Pictures stay out of this copy, which runs from the first line of the material through the line containing "(lphys) at (100,535)".

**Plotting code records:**
══════
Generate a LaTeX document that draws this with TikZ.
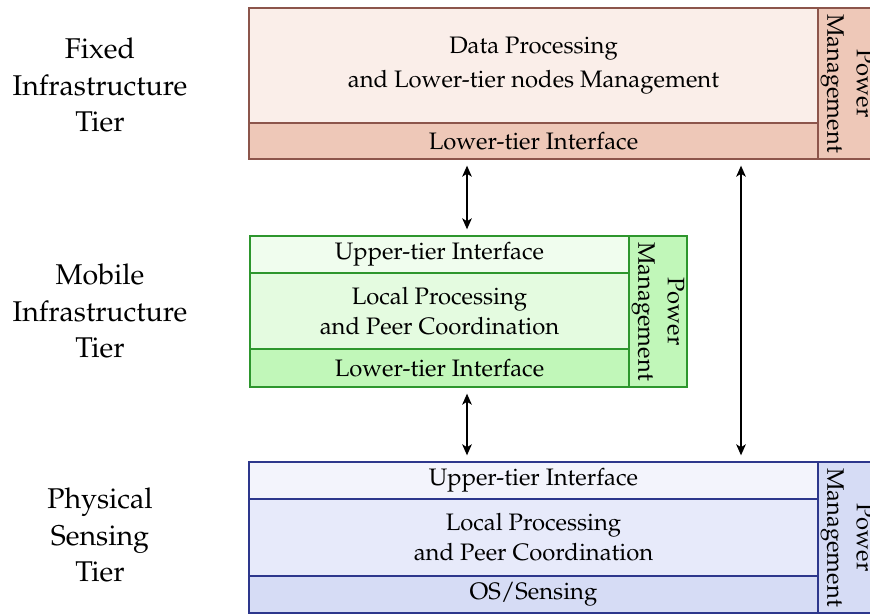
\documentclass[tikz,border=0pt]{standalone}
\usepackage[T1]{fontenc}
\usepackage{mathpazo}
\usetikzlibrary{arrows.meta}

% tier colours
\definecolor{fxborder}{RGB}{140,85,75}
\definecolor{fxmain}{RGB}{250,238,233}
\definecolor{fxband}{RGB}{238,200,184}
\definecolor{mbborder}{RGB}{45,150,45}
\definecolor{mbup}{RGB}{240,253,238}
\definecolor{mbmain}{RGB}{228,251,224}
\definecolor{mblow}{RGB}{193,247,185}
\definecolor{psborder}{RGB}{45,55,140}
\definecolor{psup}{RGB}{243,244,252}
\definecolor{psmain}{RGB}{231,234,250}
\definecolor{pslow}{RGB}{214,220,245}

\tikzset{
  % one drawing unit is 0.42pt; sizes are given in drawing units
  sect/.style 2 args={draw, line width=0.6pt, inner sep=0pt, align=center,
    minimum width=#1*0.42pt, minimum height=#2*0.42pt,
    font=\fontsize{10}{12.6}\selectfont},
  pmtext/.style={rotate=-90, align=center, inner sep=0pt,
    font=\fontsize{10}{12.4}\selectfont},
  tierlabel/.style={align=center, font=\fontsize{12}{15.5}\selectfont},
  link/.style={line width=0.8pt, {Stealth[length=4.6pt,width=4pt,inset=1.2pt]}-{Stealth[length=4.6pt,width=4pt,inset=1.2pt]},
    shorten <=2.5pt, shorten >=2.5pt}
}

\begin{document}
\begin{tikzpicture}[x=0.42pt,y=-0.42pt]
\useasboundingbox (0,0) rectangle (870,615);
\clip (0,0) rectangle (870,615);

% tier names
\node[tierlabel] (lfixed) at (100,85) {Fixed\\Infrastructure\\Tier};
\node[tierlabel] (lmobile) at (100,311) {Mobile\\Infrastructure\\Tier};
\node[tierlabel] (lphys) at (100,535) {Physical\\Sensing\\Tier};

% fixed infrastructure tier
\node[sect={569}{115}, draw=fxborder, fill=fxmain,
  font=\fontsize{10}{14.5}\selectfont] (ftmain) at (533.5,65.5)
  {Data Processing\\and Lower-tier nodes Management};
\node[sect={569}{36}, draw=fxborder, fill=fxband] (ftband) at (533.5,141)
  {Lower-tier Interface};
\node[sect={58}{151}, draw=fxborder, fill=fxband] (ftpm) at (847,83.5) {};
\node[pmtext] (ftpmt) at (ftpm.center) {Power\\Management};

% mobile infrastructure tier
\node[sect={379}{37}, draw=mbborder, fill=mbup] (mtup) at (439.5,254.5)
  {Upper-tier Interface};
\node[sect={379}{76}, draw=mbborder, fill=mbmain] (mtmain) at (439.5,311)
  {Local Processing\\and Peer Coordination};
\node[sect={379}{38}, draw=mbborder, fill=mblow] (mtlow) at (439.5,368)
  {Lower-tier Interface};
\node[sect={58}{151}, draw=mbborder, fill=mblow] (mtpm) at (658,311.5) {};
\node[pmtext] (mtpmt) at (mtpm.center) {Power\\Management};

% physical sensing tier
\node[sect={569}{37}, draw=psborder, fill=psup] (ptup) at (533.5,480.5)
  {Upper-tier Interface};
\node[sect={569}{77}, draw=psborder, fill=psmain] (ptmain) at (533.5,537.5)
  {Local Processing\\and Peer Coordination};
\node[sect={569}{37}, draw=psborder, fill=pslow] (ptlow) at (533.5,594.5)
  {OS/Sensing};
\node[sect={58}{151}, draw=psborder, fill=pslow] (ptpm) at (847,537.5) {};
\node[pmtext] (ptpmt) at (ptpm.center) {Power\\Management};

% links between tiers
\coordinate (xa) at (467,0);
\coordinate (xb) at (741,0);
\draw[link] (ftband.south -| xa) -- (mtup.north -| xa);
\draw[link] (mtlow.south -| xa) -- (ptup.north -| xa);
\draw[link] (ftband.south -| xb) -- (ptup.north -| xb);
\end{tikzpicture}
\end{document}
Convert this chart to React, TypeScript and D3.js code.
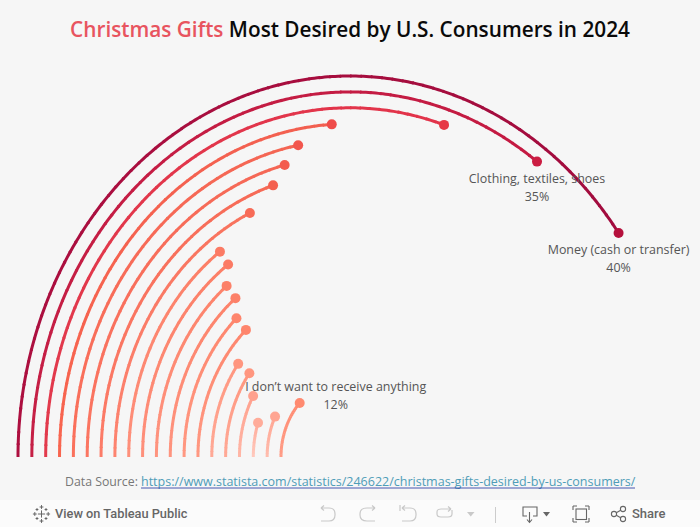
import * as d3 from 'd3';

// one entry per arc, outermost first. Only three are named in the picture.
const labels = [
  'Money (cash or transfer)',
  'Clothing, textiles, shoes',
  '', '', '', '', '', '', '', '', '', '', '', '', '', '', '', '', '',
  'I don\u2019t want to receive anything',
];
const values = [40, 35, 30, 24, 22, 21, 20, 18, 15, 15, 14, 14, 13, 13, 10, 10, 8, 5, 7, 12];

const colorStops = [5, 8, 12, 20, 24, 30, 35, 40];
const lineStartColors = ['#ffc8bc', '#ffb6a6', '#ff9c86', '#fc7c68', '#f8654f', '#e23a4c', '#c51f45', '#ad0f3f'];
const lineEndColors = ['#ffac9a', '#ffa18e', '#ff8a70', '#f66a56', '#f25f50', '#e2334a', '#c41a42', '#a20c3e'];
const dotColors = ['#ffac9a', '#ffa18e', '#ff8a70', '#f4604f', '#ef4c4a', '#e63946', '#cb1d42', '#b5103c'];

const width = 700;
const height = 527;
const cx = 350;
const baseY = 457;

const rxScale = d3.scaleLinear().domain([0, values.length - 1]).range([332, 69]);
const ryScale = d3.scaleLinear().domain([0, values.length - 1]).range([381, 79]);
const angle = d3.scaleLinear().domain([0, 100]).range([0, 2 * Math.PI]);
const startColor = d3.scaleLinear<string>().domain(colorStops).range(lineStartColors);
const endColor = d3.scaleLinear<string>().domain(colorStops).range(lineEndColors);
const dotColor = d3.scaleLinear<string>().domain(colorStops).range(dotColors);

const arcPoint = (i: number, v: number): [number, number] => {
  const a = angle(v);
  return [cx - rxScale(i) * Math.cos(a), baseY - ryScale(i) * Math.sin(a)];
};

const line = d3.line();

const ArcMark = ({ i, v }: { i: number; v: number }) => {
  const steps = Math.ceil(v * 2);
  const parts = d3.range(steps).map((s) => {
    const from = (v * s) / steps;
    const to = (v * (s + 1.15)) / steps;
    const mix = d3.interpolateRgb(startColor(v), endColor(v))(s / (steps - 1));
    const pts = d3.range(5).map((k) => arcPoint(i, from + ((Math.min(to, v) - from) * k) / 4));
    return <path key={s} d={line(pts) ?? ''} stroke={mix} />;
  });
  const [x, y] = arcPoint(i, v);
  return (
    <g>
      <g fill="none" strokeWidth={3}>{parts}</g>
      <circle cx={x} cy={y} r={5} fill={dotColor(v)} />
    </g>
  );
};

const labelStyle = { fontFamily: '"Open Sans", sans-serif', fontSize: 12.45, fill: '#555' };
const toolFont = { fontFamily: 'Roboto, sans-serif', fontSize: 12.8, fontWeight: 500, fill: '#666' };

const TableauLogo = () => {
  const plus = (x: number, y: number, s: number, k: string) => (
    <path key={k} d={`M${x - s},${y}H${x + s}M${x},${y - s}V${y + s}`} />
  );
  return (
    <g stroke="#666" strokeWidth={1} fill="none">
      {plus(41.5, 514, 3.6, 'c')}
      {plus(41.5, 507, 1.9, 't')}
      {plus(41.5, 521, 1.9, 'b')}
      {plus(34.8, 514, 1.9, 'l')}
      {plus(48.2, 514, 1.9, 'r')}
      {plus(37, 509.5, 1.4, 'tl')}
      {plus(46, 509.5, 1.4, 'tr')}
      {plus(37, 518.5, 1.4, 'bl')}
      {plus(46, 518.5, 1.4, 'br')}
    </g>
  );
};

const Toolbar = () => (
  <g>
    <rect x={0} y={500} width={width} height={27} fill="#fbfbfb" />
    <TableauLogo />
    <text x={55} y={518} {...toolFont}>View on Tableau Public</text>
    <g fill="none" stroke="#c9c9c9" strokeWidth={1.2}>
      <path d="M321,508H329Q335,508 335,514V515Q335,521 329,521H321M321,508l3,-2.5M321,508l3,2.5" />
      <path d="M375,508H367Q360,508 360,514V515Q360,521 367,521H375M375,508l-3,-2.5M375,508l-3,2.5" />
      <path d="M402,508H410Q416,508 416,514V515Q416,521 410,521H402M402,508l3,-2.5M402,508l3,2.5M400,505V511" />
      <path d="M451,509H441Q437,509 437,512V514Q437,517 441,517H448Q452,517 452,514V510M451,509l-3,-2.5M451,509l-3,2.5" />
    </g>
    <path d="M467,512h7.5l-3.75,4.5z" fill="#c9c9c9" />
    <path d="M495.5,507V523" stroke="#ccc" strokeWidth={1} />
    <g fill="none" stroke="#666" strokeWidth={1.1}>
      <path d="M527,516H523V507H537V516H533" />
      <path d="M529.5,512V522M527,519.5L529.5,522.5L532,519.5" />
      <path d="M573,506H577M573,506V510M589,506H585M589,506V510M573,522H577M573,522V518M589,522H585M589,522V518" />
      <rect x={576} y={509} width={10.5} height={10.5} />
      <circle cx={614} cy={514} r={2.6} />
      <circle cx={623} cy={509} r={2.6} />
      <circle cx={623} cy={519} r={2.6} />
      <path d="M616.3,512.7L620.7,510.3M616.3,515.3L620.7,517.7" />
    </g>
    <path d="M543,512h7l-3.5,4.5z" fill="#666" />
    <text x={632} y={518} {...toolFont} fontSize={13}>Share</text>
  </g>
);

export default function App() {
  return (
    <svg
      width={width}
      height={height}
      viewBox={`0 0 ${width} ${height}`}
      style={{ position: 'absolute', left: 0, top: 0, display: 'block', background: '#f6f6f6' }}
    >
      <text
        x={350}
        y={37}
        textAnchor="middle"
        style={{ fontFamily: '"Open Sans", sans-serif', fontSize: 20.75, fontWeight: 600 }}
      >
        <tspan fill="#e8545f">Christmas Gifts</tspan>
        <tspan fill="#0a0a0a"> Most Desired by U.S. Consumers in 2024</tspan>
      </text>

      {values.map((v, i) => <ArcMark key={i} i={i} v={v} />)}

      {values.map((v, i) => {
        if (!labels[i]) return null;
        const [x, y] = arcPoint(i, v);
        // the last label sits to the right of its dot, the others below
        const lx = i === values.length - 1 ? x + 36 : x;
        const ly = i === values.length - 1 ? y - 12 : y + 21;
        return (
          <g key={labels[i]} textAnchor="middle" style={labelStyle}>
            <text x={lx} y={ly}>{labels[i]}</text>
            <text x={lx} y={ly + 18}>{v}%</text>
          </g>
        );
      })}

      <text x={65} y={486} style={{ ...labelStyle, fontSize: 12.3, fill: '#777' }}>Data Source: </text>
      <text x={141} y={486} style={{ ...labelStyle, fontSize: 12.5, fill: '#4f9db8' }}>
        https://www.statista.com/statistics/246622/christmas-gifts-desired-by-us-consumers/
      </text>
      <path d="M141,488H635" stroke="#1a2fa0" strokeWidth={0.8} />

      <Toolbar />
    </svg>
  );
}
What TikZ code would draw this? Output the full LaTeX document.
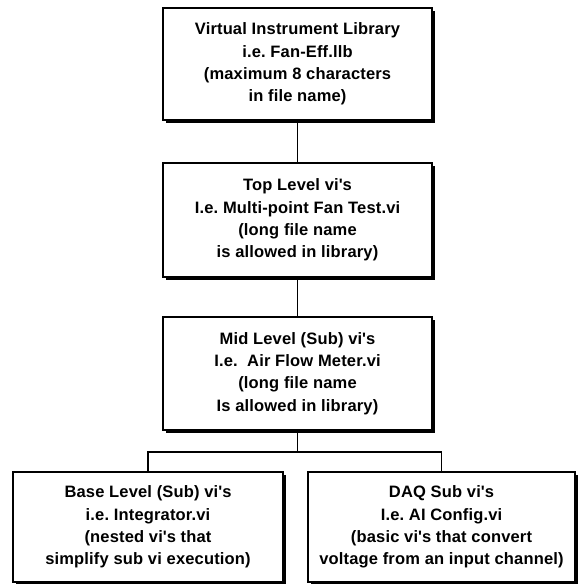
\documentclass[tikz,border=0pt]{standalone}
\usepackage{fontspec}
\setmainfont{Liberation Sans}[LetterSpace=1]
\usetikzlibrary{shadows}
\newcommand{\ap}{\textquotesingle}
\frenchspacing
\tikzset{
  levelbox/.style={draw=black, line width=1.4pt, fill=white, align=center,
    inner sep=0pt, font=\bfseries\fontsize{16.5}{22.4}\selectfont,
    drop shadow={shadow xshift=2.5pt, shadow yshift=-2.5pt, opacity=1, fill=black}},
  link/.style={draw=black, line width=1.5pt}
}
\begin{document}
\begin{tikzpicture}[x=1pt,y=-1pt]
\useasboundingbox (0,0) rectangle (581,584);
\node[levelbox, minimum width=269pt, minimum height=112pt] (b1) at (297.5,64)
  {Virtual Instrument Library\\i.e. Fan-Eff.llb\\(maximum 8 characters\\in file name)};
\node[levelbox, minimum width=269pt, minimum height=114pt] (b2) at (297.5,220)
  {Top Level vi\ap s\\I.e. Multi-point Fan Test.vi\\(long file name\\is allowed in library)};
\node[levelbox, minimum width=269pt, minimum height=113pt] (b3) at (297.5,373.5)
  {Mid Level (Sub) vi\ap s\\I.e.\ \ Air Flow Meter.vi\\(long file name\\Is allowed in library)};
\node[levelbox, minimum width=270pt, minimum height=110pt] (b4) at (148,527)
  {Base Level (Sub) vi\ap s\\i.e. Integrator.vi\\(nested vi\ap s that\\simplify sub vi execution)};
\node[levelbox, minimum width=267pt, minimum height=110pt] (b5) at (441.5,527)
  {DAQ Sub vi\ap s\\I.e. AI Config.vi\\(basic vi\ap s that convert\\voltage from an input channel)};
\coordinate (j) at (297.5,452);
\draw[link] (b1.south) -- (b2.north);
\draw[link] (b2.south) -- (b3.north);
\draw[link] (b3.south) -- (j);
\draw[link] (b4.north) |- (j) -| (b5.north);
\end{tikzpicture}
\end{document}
══════
**RESULT OF THIS TASK:**
Generate a LaTeX document that draws this with TikZ.
\documentclass[tikz,border=0pt]{standalone}
\usepackage[T1]{fontenc}
\usepackage{mathpazo}
\usetikzlibrary{arrows.meta}

% tier colours
\definecolor{fxborder}{RGB}{140,85,75}
\definecolor{fxmain}{RGB}{250,238,233}
\definecolor{fxband}{RGB}{238,200,184}
\definecolor{mbborder}{RGB}{45,150,45}
\definecolor{mbup}{RGB}{240,253,238}
\definecolor{mbmain}{RGB}{228,251,224}
\definecolor{mblow}{RGB}{193,247,185}
\definecolor{psborder}{RGB}{45,55,140}
\definecolor{psup}{RGB}{243,244,252}
\definecolor{psmain}{RGB}{231,234,250}
\definecolor{pslow}{RGB}{214,220,245}

\tikzset{
  % one drawing unit is 0.42pt; sizes are given in drawing units
  sect/.style 2 args={draw, line width=0.6pt, inner sep=0pt, align=center,
    minimum width=#1*0.42pt, minimum height=#2*0.42pt,
    font=\fontsize{10}{12.6}\selectfont},
  pmtext/.style={rotate=-90, align=center, inner sep=0pt,
    font=\fontsize{10}{12.4}\selectfont},
  tierlabel/.style={align=center, font=\fontsize{12}{15.5}\selectfont},
  link/.style={line width=0.8pt, {Stealth[length=4.6pt,width=4pt,inset=1.2pt]}-{Stealth[length=4.6pt,width=4pt,inset=1.2pt]},
    shorten <=2.5pt, shorten >=2.5pt}
}

\begin{document}
\begin{tikzpicture}[x=0.42pt,y=-0.42pt]
\useasboundingbox (0,0) rectangle (870,615);
\clip (0,0) rectangle (870,615);

% tier names
\node[tierlabel] (lfixed) at (100,85) {Fixed\\Infrastructure\\Tier};
\node[tierlabel] (lmobile) at (100,311) {Mobile\\Infrastructure\\Tier};
\node[tierlabel] (lphys) at (100,535) {Physical\\Sensing\\Tier};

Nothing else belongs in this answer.